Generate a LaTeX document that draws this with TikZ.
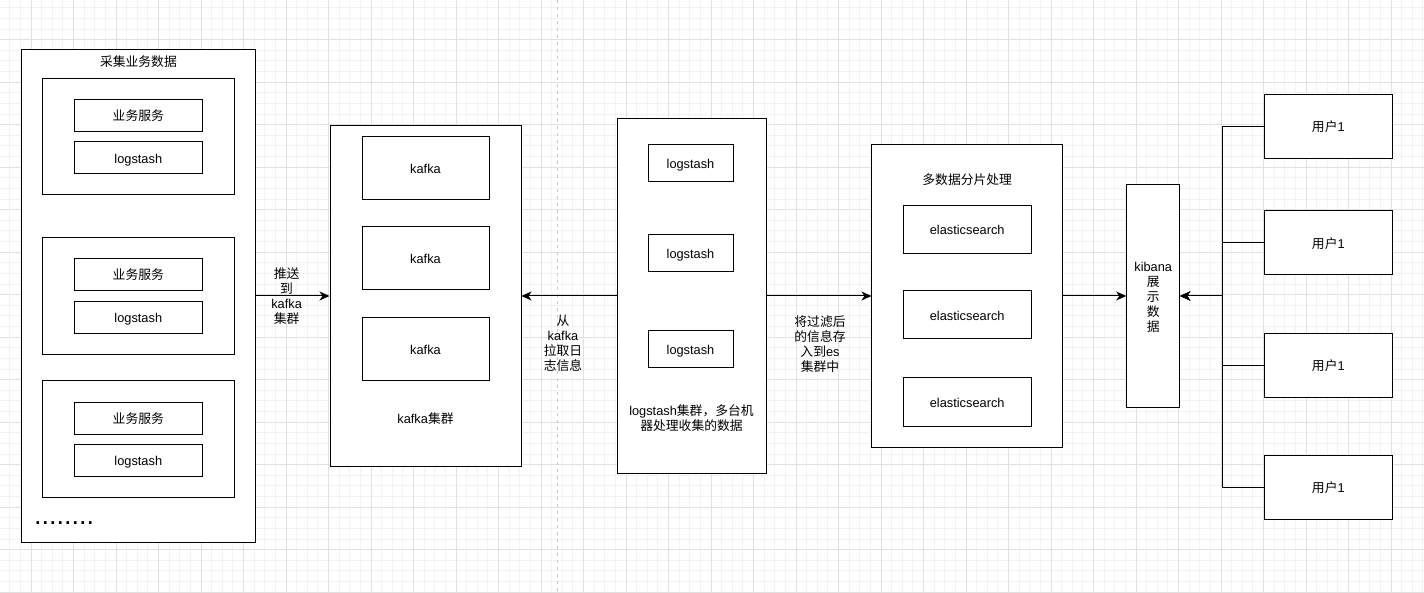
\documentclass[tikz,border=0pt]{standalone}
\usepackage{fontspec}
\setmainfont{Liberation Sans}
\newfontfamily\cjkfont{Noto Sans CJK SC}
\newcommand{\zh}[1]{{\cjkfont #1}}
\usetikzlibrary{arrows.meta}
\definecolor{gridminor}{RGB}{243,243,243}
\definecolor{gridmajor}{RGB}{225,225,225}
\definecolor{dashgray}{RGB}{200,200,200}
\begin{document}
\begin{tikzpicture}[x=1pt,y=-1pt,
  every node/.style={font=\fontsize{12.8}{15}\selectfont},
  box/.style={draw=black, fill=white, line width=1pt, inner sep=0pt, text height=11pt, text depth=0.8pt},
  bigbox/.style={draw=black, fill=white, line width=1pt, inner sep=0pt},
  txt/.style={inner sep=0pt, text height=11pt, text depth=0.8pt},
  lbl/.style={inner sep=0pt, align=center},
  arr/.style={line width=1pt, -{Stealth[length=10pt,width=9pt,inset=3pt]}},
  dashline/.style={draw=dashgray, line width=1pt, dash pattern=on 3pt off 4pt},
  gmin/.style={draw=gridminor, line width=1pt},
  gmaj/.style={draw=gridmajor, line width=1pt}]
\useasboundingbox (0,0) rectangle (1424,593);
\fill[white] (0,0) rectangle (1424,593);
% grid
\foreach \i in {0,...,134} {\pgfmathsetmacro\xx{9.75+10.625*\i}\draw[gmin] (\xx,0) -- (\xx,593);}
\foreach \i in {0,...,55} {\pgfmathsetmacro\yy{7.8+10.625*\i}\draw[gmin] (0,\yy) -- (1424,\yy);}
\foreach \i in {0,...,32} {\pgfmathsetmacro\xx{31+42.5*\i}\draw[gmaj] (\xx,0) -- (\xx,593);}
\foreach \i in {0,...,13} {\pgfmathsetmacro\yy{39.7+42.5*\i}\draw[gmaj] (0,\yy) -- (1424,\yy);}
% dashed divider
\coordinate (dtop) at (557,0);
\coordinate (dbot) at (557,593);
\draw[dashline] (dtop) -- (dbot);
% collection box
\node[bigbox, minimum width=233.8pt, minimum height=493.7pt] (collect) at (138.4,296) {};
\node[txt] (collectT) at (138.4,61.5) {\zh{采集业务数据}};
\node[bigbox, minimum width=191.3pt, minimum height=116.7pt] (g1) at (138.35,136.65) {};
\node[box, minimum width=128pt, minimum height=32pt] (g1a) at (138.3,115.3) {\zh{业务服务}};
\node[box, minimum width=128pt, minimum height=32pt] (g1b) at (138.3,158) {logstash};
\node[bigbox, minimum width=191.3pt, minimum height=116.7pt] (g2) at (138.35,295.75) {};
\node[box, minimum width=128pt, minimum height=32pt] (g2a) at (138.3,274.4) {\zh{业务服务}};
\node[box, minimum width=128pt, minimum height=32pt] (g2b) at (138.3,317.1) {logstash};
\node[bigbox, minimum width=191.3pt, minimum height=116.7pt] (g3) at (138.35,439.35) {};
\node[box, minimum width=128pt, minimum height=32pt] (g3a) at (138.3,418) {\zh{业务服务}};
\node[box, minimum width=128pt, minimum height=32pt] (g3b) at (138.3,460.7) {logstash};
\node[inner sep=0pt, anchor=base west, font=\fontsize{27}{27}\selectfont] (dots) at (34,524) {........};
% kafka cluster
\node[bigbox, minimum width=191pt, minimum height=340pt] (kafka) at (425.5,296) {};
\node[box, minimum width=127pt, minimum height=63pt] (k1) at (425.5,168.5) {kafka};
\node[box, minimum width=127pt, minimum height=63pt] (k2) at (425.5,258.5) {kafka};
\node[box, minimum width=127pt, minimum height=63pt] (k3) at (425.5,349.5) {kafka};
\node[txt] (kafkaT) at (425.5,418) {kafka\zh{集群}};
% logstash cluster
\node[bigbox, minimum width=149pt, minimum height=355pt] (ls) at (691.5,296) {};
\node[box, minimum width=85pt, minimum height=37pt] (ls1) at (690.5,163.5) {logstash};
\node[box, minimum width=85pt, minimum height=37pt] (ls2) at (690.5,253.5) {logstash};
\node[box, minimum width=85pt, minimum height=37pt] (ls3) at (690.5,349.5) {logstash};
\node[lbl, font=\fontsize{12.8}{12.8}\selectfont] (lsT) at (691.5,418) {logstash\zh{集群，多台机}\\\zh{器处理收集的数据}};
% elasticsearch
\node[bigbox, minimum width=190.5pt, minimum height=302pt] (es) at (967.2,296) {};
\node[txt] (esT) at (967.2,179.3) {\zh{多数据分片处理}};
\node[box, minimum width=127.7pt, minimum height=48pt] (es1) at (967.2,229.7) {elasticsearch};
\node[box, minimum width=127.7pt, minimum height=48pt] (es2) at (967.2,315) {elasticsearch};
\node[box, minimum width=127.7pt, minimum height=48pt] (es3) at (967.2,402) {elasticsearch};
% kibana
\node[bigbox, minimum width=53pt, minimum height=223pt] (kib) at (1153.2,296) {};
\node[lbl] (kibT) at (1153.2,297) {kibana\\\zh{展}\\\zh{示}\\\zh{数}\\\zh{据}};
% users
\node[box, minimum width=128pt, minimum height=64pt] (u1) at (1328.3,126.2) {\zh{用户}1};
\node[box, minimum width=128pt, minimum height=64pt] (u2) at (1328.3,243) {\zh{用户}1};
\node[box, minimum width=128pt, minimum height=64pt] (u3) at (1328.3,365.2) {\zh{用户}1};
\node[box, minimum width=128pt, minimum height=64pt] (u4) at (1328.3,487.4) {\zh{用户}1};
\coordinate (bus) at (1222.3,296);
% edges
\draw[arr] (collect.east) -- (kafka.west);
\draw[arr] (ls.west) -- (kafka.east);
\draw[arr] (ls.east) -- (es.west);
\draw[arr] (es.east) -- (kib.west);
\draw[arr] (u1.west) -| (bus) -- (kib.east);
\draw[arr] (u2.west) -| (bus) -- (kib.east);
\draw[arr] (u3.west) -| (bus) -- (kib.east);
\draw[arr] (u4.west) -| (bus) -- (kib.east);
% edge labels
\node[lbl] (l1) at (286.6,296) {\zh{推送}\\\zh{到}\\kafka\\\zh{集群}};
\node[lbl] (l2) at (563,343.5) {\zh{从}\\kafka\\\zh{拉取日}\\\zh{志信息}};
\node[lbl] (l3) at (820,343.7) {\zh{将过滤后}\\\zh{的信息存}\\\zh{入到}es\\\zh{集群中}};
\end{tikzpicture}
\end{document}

**DIRECTION**: Word for word, quote the full listing, omitting every picture.

**FINISHED EXERCISE**:
Generate a LaTeX document that draws this with TikZ.
\documentclass[tikz,border=0pt]{standalone}
\usepackage{fontspec}
\setmainfont{Liberation Sans}
\newfontfamily\cjkfont{Noto Sans CJK SC}
\newcommand{\zh}[1]{{\cjkfont #1}}
\usetikzlibrary{arrows.meta}
\definecolor{gridminor}{RGB}{243,243,243}
\definecolor{gridmajor}{RGB}{225,225,225}
\definecolor{dashgray}{RGB}{200,200,200}
\begin{document}
\begin{tikzpicture}[x=1pt,y=-1pt,
  every node/.style={font=\fontsize{12.8}{15}\selectfont},
  box/.style={draw=black, fill=white, line width=1pt, inner sep=0pt, text height=11pt, text depth=0.8pt},
  bigbox/.style={draw=black, fill=white, line width=1pt, inner sep=0pt},
  txt/.style={inner sep=0pt, text height=11pt, text depth=0.8pt},
  lbl/.style={inner sep=0pt, align=center},
  arr/.style={line width=1pt, -{Stealth[length=10pt,width=9pt,inset=3pt]}},
  dashline/.style={draw=dashgray, line width=1pt, dash pattern=on 3pt off 4pt},
  gmin/.style={draw=gridminor, line width=1pt},
  gmaj/.style={draw=gridmajor, line width=1pt}]
\useasboundingbox (0,0) rectangle (1424,593);
\fill[white] (0,0) rectangle (1424,593);
% grid
\foreach \i in {0,...,134} {\pgfmathsetmacro\xx{9.75+10.625*\i}\draw[gmin] (\xx,0) -- (\xx,593);}
\foreach \i in {0,...,55} {\pgfmathsetmacro\yy{7.8+10.625*\i}\draw[gmin] (0,\yy) -- (1424,\yy);}
\foreach \i in {0,...,32} {\pgfmathsetmacro\xx{31+42.5*\i}\draw[gmaj] (\xx,0) -- (\xx,593);}
\foreach \i in {0,...,13} {\pgfmathsetmacro\yy{39.7+42.5*\i}\draw[gmaj] (0,\yy) -- (1424,\yy);}
% dashed divider
\coordinate (dtop) at (557,0);
\coordinate (dbot) at (557,593);
\draw[dashline] (dtop) -- (dbot);
% collection box
\node[bigbox, minimum width=233.8pt, minimum height=493.7pt] (collect) at (138.4,296) {};
\node[txt] (collectT) at (138.4,61.5) {\zh{采集业务数据}};
\node[bigbox, minimum width=191.3pt, minimum height=116.7pt] (g1) at (138.35,136.65) {};
\node[box, minimum width=128pt, minimum height=32pt] (g1a) at (138.3,115.3) {\zh{业务服务}};
\node[box, minimum width=128pt, minimum height=32pt] (g1b) at (138.3,158) {logstash};
\node[bigbox, minimum width=191.3pt, minimum height=116.7pt] (g2) at (138.35,295.75) {};
\node[box, minimum width=128pt, minimum height=32pt] (g2a) at (138.3,274.4) {\zh{业务服务}};
\node[box, minimum width=128pt, minimum height=32pt] (g2b) at (138.3,317.1) {logstash};
\node[bigbox, minimum width=191.3pt, minimum height=116.7pt] (g3) at (138.35,439.35) {};
\node[box, minimum width=128pt, minimum height=32pt] (g3a) at (138.3,418) {\zh{业务服务}};
\node[box, minimum width=128pt, minimum height=32pt] (g3b) at (138.3,460.7) {logstash};
\node[inner sep=0pt, anchor=base west, font=\fontsize{27}{27}\selectfont] (dots) at (34,524) {........};
% kafka cluster
\node[bigbox, minimum width=191pt, minimum height=340pt] (kafka) at (425.5,296) {};
\node[box, minimum width=127pt, minimum height=63pt] (k1) at (425.5,168.5) {kafka};
\node[box, minimum width=127pt, minimum height=63pt] (k2) at (425.5,258.5) {kafka};
\node[box, minimum width=127pt, minimum height=63pt] (k3) at (425.5,349.5) {kafka};
\node[txt] (kafkaT) at (425.5,418) {kafka\zh{集群}};
% logstash cluster
\node[bigbox, minimum width=149pt, minimum height=355pt] (ls) at (691.5,296) {};
\node[box, minimum width=85pt, minimum height=37pt] (ls1) at (690.5,163.5) {logstash};
\node[box, minimum width=85pt, minimum height=37pt] (ls2) at (690.5,253.5) {logstash};
\node[box, minimum width=85pt, minimum height=37pt] (ls3) at (690.5,349.5) {logstash};
\node[lbl, font=\fontsize{12.8}{12.8}\selectfont] (lsT) at (691.5,418) {logstash\zh{集群，多台机}\\\zh{器处理收集的数据}};
% elasticsearch
\node[bigbox, minimum width=190.5pt, minimum height=302pt] (es) at (967.2,296) {};
\node[txt] (esT) at (967.2,179.3) {\zh{多数据分片处理}};
\node[box, minimum width=127.7pt, minimum height=48pt] (es1) at (967.2,229.7) {elasticsearch};
\node[box, minimum width=127.7pt, minimum height=48pt] (es2) at (967.2,315) {elasticsearch};
\node[box, minimum width=127.7pt, minimum height=48pt] (es3) at (967.2,402) {elasticsearch};
% kibana
\node[bigbox, minimum width=53pt, minimum height=223pt] (kib) at (1153.2,296) {};
\node[lbl] (kibT) at (1153.2,297) {kibana\\\zh{展}\\\zh{示}\\\zh{数}\\\zh{据}};
% users
\node[box, minimum width=128pt, minimum height=64pt] (u1) at (1328.3,126.2) {\zh{用户}1};
\node[box, minimum width=128pt, minimum height=64pt] (u2) at (1328.3,243) {\zh{用户}1};
\node[box, minimum width=128pt, minimum height=64pt] (u3) at (1328.3,365.2) {\zh{用户}1};
\node[box, minimum width=128pt, minimum height=64pt] (u4) at (1328.3,487.4) {\zh{用户}1};
\coordinate (bus) at (1222.3,296);
% edges
\draw[arr] (collect.east) -- (kafka.west);
\draw[arr] (ls.west) -- (kafka.east);
\draw[arr] (ls.east) -- (es.west);
\draw[arr] (es.east) -- (kib.west);
\draw[arr] (u1.west) -| (bus) -- (kib.east);
\draw[arr] (u2.west) -| (bus) -- (kib.east);
\draw[arr] (u3.west) -| (bus) -- (kib.east);
\draw[arr] (u4.west) -| (bus) -- (kib.east);
% edge labels
\node[lbl] (l1) at (286.6,296) {\zh{推送}\\\zh{到}\\kafka\\\zh{集群}};
\node[lbl] (l2) at (563,343.5) {\zh{从}\\kafka\\\zh{拉取日}\\\zh{志信息}};
\node[lbl] (l3) at (820,343.7) {\zh{将过滤后}\\\zh{的信息存}\\\zh{入到}es\\\zh{集群中}};
\end{tikzpicture}
\end{document}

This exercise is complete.